If a 10KV spike travels into a building, via Canopy or a lightning rod or anything else, and if everything in the building gets the same 10KV spike, then nothing is damaged. If one piece of equipment sees 10KV and another get 5KV, then something’s going to get fried.

I have nver had an issue with high pings on a SS, every SS is either grounded to the service panel ground wire or to earth ground via a ground rod. I would suggest that high ping times may be due to electric signal in the ground or the locaion of the SS to interference.

That being said we only install SS where we are above the roof line and where a pre-existing ground is not present. If the TV tower is grounded we ground to it, if we mount a tripod and mast we ground. Under eves or side mount I do not ground because it is not the highest point.
Conditions exist where there is the need, industrial etc but not very often.

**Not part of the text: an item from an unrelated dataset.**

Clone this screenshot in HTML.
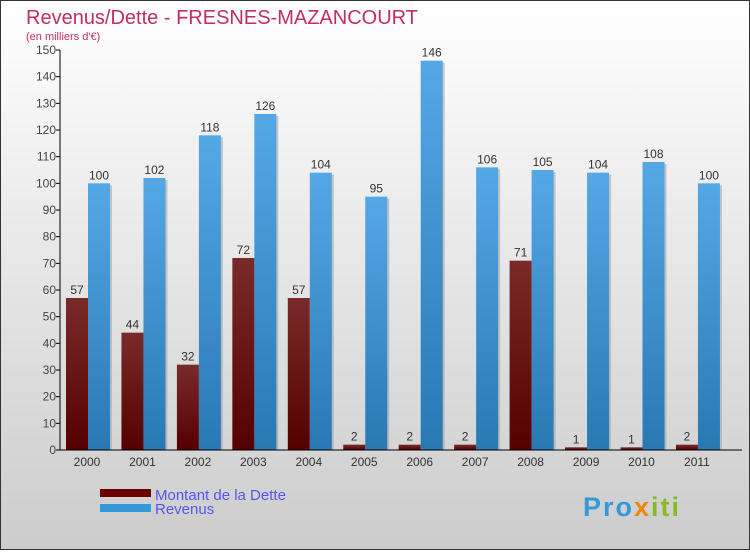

In my experience our SS’s have never had a fault. In instances where ping times were off or service interuptions occurred. Replacing the SS had no effect. The solution has been found elsewhere.
I suggest using SS’s on every install. Better safe than sorry!
As for using only on above roofline placement, lighting moves in unpredictable direction. Not always striking the highest object. Lighting strikes don’t have to be direct. Lighting a quater mile away may brach out and be capable of causing damage.
It takes me on average 15 minutes to install a SS. I like placing it over point of entry into homes so that only single wire is visible. I like the idea of interfacing with SM outside of building (in certain instances).
Now, grounding of a relector is a different story. On average, additional 1/2 hour. My install times are no reflector 1-1 1/2 hours w/SS. With reflector 2-3 1/2 hours. Customer orientation of equipment is included.

You asked what type TVSS to use at the CMM.

Here is a Link for the Canopy Cluster Management Module. - http://www.transtector.com/productdetail?item=1101-805

Backhaul:
http://www.transtector.com/productdetail?item=1101-778

These units are availbe through either Motorola Radio Parts, Tessco, Electorcom, WAV, etc.